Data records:
** start **

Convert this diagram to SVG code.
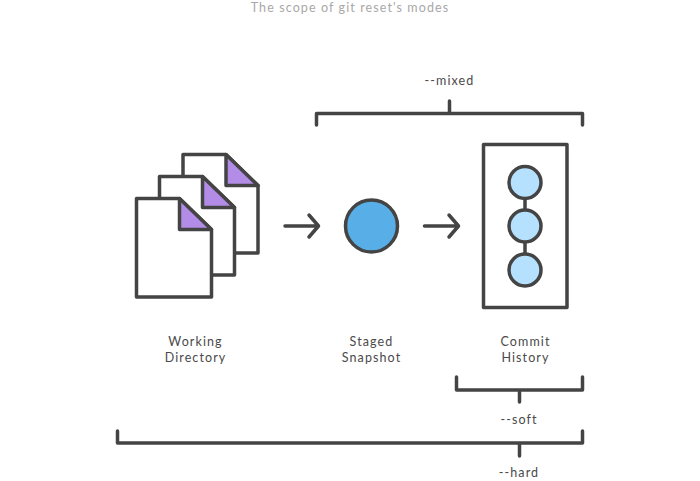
<svg xmlns="http://www.w3.org/2000/svg" width="700" height="481" viewBox="0 0 700 481">
<style>
.s{fill:none;stroke:#444;stroke-width:3.500;stroke-linecap:round;stroke-linejoin:round}
.p{fill:#fff;stroke:#444;stroke-width:3.500;stroke-linejoin:round}
.f{fill:#b28ce6;stroke:#444;stroke-width:3.500;stroke-linejoin:round}
.c{fill:#b5e1ff;stroke:#444;stroke-width:3.500}
text{font-family:"Lato","Open Sans",sans-serif;font-size:12.500px;letter-spacing:1.100px;fill:#4a4a4a;text-anchor:middle}
</style>
<defs>
<g id="doc"><path class="p" d="M0 0H43L75 31V98.500H0Z"/><path class="f" d="M43 0L75 31H43Z"/></g>
</defs>
<rect width="700" height="481" fill="#fff"/>
<text id="title" x="350" y="12" style="fill:#a8a8a8">The scope of git reset's modes</text>
<g id="working-directory">
<use href="#doc" x="183" y="154.500"/>
<use href="#doc" x="159.500" y="176.500"/>
<use href="#doc" x="136.500" y="198.500"/>
<text x="195.500" y="346">Working</text><text x="195.500" y="362">Directory</text>
</g>
<g id="staged-snapshot">
<circle cx="371.500" cy="226" r="26" fill="#58aee6" stroke="#444" stroke-width="3.500"/>
<text x="371.500" y="346">Staged</text><text x="371.500" y="362">Snapshot</text>
</g>
<g id="commit-history">
<rect x="483.500" y="144.500" width="83.500" height="163" fill="#fff" stroke="#444" stroke-width="3.500" stroke-linejoin="round"/>
<path class="s" d="M525 198V210M525 242V254"/>
<circle class="c" cx="525" cy="182.500" r="16"/><circle class="c" cx="525" cy="226" r="16"/><circle class="c" cx="525" cy="270" r="16"/>
<text x="525.500" y="346">Commit</text><text x="525.500" y="362">History</text>
</g>
<g id="connectors">
<path class="s" d="M285 226H318M309 215L318.500 226L309 237"/>
<path class="s" d="M424.500 226H458M449 215L458.500 226L449 237"/>
</g>
<g id="mixed"><path class="s" d="M316.500 125V113.500H582.500V125M449.500 113.500V101"/><text x="449.500" y="85">--mixed</text></g>
<g id="soft"><path class="s" d="M456.500 377V390H582.500V377M519.500 390V402"/><text x="519" y="424">--soft</text></g>
<g id="hard"><path class="s" d="M117.500 431V443H582.500V431M519.500 443V456"/><text x="519" y="477">--hard</text></g>
</svg>
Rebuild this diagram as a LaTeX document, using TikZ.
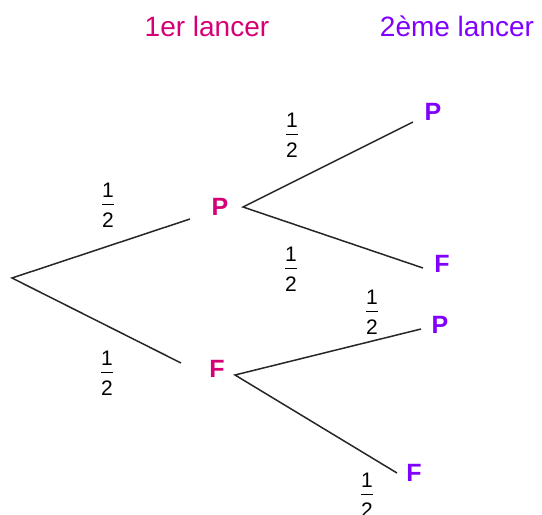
\documentclass[tikz,border=0pt]{standalone}
\usepackage{fontspec}
\setmainfont{Liberation Sans}
\usetikzlibrary{calc}
\definecolor{tirun}{RGB}{214, 0, 118}
\definecolor{tirdeux}{RGB}{128, 0, 255}
\newcommand{\demi}{1\\\rule[7pt]{12pt}{1.3pt}\\2}

\begin{document}
\begin{tikzpicture}[x=1pt, y=-1pt]
                \tikzstyle{titre}=[inner sep=0, font=\fontsize{28}{30}\selectfont]
                \tikzstyle{issue}=[inner sep=0, font=\fontsize{25}{27}\selectfont\bfseries]
                \tikzstyle{frac}=[inner sep=0, align=center, font=\fontsize{21}{15}\selectfont]
                \tikzstyle{branche}=[black!85, line width=1.5pt]
                \useasboundingbox (0,0) rectangle (542,515);
                
                % Titles
                \node[titre, text=tirun] (t1) at (207, 26) {1er lancer};
                \node[titre, text=tirdeux] (t2) at (457, 26) {2ème lancer};
                
                % First throw
                \coordinate (r) at (12, 278);
                \node[issue, text=tirun] (p) at (220, 207) {P};
                \node[issue, text=tirun] (f) at (217, 369) {F};
                
                % Second throw
                \node[issue, text=tirdeux] (pp) at (433, 112) {P};
                \node[issue, text=tirdeux] (pf) at (442, 264) {F};
                \node[issue, text=tirdeux] (fp) at (440, 325) {P};
                \node[issue, text=tirdeux] (ff) at (414, 473) {F};
                
                % Probabilities
                \foreach \x/\y/\name in {108/205/q1,107/373/q2,292/135/q3,291/269/q4,372/312/q5,367/495/q6} {
                    \node[frac] (\name) at (\x, \y) {\demi};
                }
                
                % Branches
                \draw[branche] ($(p)+(-30,12)$) -- (r) -- ($(f)+(-36,-6)$);
                \draw[branche] ($(pp)+(-20,10)$) -- ($(p)+(23,0)$) -- ($(pf)+(-19,4)$);
                \draw[branche] ($(fp)+(-19,4)$) -- ($(f)+(18,6)$) -- ($(ff)+(-17,0)$);
            \end{tikzpicture}
\end{document}
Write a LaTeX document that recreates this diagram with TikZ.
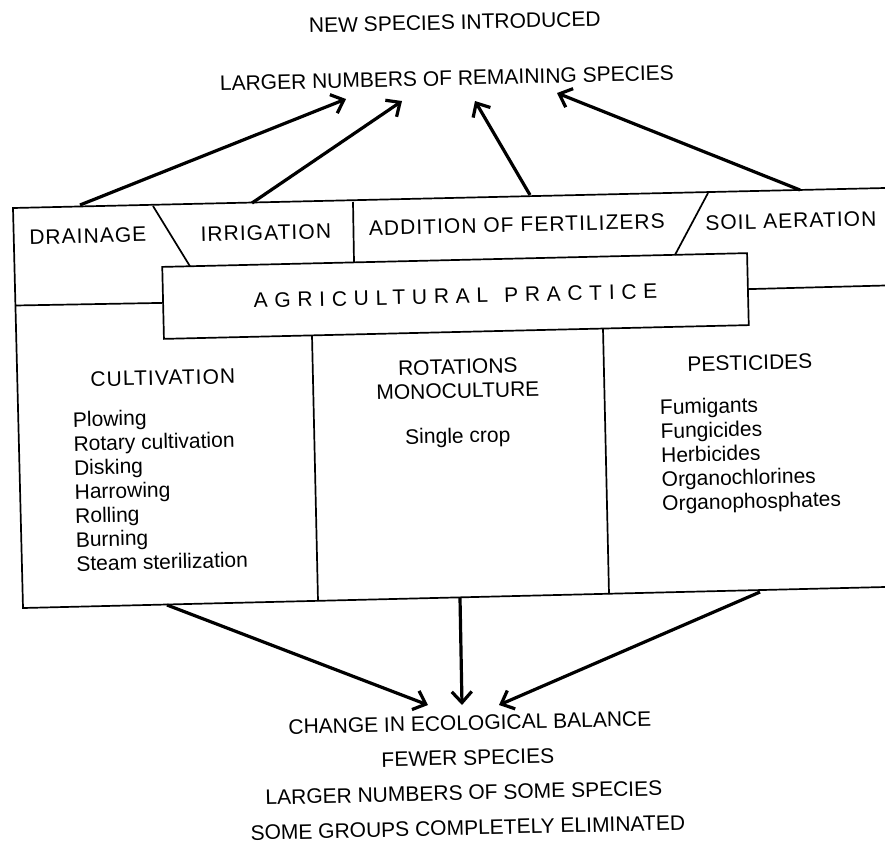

** end **

*TO DO*: Using the data above, write out every line exactly, leaving the images behind.

*RESULT BELOW*:
Convert this diagram to SVG code.
<svg xmlns="http://www.w3.org/2000/svg" width="700" height="481" viewBox="0 0 700 481">
<style>
.s{fill:none;stroke:#444;stroke-width:3.500;stroke-linecap:round;stroke-linejoin:round}
.p{fill:#fff;stroke:#444;stroke-width:3.500;stroke-linejoin:round}
.f{fill:#b28ce6;stroke:#444;stroke-width:3.500;stroke-linejoin:round}
.c{fill:#b5e1ff;stroke:#444;stroke-width:3.500}
text{font-family:"Lato","Open Sans",sans-serif;font-size:12.500px;letter-spacing:1.100px;fill:#4a4a4a;text-anchor:middle}
</style>
<defs>
<g id="doc"><path class="p" d="M0 0H43L75 31V98.500H0Z"/><path class="f" d="M43 0L75 31H43Z"/></g>
</defs>
<rect width="700" height="481" fill="#fff"/>
<text id="title" x="350" y="12" style="fill:#a8a8a8">The scope of git reset's modes</text>
<g id="working-directory">
<use href="#doc" x="183" y="154.500"/>
<use href="#doc" x="159.500" y="176.500"/>
<use href="#doc" x="136.500" y="198.500"/>
<text x="195.500" y="346">Working</text><text x="195.500" y="362">Directory</text>
</g>
<g id="staged-snapshot">
<circle cx="371.500" cy="226" r="26" fill="#58aee6" stroke="#444" stroke-width="3.500"/>
<text x="371.500" y="346">Staged</text><text x="371.500" y="362">Snapshot</text>
</g>
<g id="commit-history">
<rect x="483.500" y="144.500" width="83.500" height="163" fill="#fff" stroke="#444" stroke-width="3.500" stroke-linejoin="round"/>
<path class="s" d="M525 198V210M525 242V254"/>
<circle class="c" cx="525" cy="182.500" r="16"/><circle class="c" cx="525" cy="226" r="16"/><circle class="c" cx="525" cy="270" r="16"/>
<text x="525.500" y="346">Commit</text><text x="525.500" y="362">History</text>
</g>
<g id="connectors">
<path class="s" d="M285 226H318M309 215L318.500 226L309 237"/>
<path class="s" d="M424.500 226H458M449 215L458.500 226L449 237"/>
</g>
<g id="mixed"><path class="s" d="M316.500 125V113.500H582.500V125M449.500 113.500V101"/><text x="449.500" y="85">--mixed</text></g>
<g id="soft"><path class="s" d="M456.500 377V390H582.500V377M519.500 390V402"/><text x="519" y="424">--soft</text></g>
<g id="hard"><path class="s" d="M117.500 431V443H582.500V431M519.500 443V456"/><text x="519" y="477">--hard</text></g>
</svg>
Rebuild this diagram as a LaTeX document, using TikZ.
\documentclass[tikz,border=0pt]{standalone}
\usepackage{fontspec}
\setmainfont{Liberation Sans}
\usetikzlibrary{calc}
\definecolor{tirun}{RGB}{214, 0, 118}
\definecolor{tirdeux}{RGB}{128, 0, 255}
\newcommand{\demi}{1\\\rule[7pt]{12pt}{1.3pt}\\2}

\begin{document}
\begin{tikzpicture}[x=1pt, y=-1pt]
                \tikzstyle{titre}=[inner sep=0, font=\fontsize{28}{30}\selectfont]
                \tikzstyle{issue}=[inner sep=0, font=\fontsize{25}{27}\selectfont\bfseries]
                \tikzstyle{frac}=[inner sep=0, align=center, font=\fontsize{21}{15}\selectfont]
                \tikzstyle{branche}=[black!85, line width=1.5pt]
                \useasboundingbox (0,0) rectangle (542,515);
                
                % Titles
                \node[titre, text=tirun] (t1) at (207, 26) {1er lancer};
                \node[titre, text=tirdeux] (t2) at (457, 26) {2ème lancer};
                
                % First throw
                \coordinate (r) at (12, 278);
                \node[issue, text=tirun] (p) at (220, 207) {P};
                \node[issue, text=tirun] (f) at (217, 369) {F};
                
                % Second throw
                \node[issue, text=tirdeux] (pp) at (433, 112) {P};
                \node[issue, text=tirdeux] (pf) at (442, 264) {F};
                \node[issue, text=tirdeux] (fp) at (440, 325) {P};
                \node[issue, text=tirdeux] (ff) at (414, 473) {F};
                
                % Probabilities
                \foreach \x/\y/\name in {108/205/q1,107/373/q2,292/135/q3,291/269/q4,372/312/q5,367/495/q6} {
                    \node[frac] (\name) at (\x, \y) {\demi};
                }
                
                % Branches
                \draw[branche] ($(p)+(-30,12)$) -- (r) -- ($(f)+(-36,-6)$);
                \draw[branche] ($(pp)+(-20,10)$) -- ($(p)+(23,0)$) -- ($(pf)+(-19,4)$);
                \draw[branche] ($(fp)+(-19,4)$) -- ($(f)+(18,6)$) -- ($(ff)+(-17,0)$);
            \end{tikzpicture}
\end{document}
Write a LaTeX document that recreates this diagram with TikZ.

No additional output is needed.